** Provided data **
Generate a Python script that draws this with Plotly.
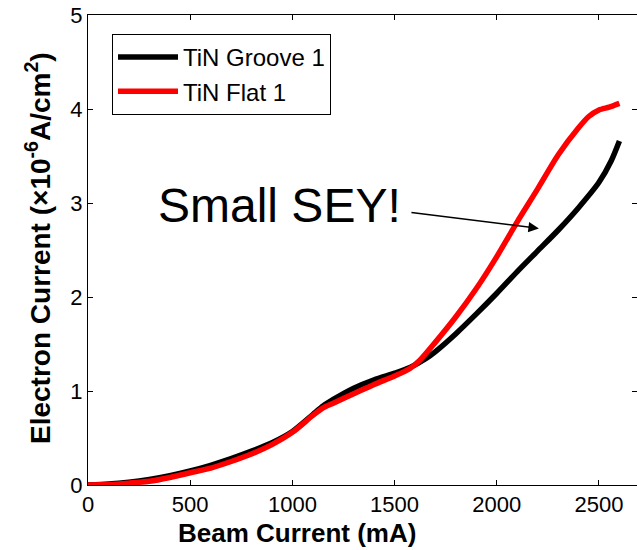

==

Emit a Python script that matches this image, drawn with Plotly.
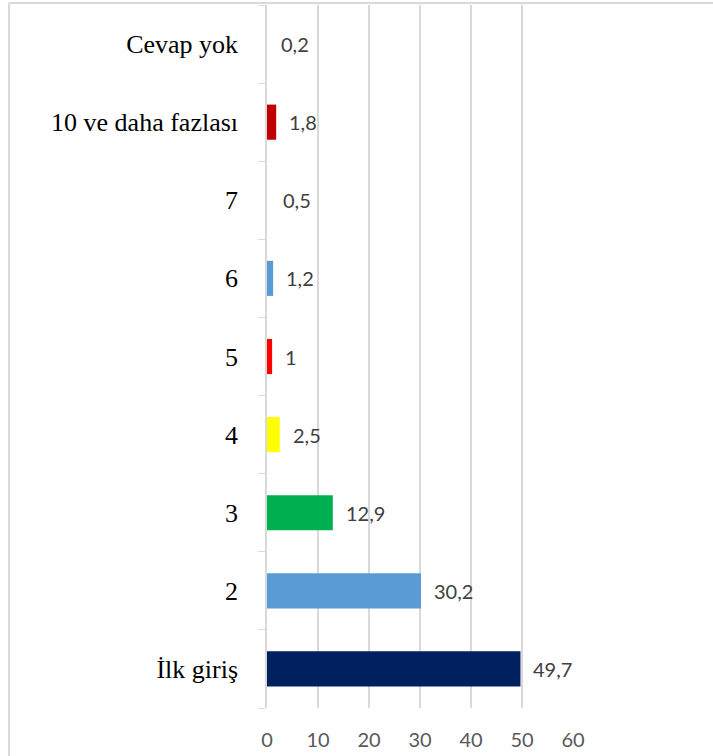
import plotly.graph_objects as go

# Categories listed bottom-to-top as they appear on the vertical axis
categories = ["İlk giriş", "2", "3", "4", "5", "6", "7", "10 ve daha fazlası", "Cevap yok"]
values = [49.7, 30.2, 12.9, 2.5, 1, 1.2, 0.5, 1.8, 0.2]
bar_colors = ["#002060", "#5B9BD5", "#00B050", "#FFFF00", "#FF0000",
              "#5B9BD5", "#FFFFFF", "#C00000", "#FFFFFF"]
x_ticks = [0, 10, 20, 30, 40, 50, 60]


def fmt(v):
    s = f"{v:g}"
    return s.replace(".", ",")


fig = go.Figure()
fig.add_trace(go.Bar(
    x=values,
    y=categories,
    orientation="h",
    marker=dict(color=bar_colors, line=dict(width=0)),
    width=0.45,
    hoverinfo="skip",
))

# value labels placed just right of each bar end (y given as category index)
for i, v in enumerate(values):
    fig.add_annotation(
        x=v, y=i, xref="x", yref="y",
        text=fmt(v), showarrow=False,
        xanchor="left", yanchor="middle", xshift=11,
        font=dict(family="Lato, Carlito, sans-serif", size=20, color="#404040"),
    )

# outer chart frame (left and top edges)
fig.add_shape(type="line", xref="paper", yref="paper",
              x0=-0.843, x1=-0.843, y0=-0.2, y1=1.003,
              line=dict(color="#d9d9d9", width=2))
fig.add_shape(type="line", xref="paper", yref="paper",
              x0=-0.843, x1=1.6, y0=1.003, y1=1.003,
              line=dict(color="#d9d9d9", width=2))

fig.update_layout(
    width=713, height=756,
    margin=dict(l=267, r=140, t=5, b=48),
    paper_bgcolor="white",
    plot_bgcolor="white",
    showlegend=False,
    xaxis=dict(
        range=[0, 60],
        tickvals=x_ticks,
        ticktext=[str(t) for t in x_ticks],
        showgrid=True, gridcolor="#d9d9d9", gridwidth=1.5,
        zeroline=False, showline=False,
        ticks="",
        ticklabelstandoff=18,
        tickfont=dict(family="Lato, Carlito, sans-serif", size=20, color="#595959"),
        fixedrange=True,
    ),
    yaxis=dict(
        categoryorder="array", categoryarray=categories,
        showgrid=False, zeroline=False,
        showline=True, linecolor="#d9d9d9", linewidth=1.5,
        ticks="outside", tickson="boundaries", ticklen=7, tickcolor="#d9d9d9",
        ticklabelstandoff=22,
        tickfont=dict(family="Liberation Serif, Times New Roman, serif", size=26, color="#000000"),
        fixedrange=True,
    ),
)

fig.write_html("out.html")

==

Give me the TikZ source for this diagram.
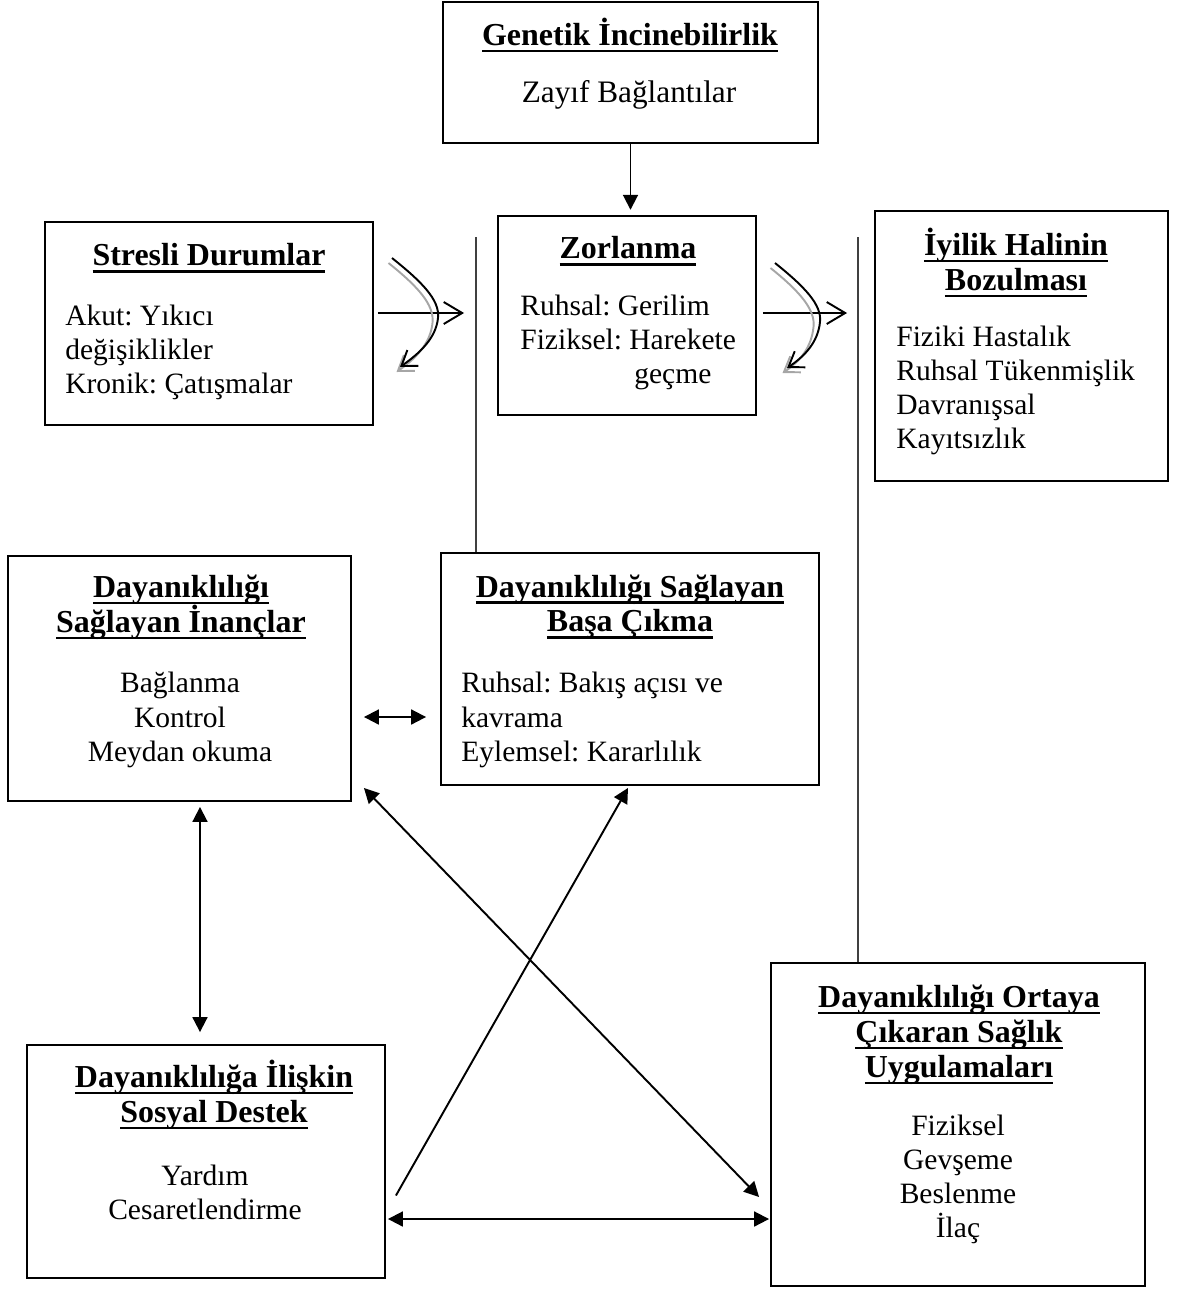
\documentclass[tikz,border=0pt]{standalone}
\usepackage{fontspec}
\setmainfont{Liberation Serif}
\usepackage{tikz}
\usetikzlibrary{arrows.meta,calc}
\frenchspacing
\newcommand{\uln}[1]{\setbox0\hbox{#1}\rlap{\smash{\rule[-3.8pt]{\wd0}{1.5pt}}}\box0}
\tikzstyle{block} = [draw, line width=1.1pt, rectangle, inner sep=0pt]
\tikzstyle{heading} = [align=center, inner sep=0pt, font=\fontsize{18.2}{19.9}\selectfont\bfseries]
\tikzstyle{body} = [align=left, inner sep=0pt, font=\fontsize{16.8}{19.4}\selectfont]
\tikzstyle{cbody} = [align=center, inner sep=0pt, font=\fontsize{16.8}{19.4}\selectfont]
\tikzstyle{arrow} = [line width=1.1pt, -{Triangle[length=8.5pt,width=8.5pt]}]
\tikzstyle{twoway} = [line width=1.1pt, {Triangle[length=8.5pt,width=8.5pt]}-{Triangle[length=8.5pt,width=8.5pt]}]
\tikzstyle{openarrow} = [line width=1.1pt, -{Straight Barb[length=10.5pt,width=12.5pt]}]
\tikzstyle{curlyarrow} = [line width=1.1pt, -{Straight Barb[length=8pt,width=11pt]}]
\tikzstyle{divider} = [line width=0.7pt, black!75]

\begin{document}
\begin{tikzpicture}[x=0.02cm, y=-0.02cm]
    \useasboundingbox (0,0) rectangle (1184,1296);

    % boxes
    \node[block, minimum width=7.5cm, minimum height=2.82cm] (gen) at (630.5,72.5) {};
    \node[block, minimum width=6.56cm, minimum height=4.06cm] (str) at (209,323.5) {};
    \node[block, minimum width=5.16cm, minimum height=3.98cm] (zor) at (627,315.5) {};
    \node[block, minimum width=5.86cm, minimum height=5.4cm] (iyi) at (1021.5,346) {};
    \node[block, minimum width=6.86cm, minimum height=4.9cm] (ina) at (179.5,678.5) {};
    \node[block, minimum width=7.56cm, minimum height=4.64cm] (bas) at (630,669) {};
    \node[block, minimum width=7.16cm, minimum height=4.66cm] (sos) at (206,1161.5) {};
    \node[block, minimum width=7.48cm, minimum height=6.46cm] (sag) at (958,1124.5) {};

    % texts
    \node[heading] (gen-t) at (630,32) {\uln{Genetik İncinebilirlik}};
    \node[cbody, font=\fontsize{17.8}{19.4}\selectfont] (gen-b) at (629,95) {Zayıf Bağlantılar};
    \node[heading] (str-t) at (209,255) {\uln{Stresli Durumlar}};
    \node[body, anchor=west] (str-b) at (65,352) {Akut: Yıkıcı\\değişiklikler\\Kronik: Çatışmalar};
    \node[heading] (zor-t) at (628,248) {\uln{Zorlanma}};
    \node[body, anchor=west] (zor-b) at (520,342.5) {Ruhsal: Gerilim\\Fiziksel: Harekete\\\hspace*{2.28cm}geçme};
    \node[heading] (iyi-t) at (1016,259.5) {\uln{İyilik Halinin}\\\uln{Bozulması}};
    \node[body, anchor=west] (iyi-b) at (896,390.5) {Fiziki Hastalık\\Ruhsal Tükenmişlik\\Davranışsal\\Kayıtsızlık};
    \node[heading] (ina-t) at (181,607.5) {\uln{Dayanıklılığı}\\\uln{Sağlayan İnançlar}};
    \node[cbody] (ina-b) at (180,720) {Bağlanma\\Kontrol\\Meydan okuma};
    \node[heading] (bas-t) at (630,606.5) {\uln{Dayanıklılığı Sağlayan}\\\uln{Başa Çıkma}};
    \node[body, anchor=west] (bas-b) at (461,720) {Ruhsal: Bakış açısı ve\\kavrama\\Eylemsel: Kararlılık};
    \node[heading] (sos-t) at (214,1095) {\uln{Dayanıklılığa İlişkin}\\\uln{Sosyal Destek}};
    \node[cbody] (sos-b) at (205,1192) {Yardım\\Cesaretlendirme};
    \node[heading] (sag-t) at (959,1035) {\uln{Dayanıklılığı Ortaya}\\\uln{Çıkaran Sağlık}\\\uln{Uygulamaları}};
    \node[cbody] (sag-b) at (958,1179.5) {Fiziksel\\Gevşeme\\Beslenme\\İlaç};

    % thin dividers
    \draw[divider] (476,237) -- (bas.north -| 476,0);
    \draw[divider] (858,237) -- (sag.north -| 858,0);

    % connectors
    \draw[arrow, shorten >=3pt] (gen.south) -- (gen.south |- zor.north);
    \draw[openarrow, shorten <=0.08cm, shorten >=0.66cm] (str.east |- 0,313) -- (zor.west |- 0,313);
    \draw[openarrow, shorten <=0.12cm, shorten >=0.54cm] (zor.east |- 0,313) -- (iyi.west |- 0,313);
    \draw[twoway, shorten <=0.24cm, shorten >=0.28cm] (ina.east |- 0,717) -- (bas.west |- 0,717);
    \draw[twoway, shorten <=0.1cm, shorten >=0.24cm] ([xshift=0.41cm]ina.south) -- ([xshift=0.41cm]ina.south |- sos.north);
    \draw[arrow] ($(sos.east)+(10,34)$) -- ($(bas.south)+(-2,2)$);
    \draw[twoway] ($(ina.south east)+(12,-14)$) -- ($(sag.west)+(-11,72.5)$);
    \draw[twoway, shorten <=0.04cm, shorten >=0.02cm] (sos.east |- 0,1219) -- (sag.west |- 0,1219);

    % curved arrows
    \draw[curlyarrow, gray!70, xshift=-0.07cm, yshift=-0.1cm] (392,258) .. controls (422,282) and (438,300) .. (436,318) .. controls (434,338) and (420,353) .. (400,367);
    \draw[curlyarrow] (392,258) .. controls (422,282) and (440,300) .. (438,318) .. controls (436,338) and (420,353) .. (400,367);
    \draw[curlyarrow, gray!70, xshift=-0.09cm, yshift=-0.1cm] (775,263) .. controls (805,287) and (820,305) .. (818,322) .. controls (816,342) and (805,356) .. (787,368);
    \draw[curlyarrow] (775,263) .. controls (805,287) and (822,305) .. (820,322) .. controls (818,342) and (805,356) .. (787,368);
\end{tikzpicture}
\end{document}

** What is needed **
Report only how many lines in the records contain the word "script".

** Result of the task **
2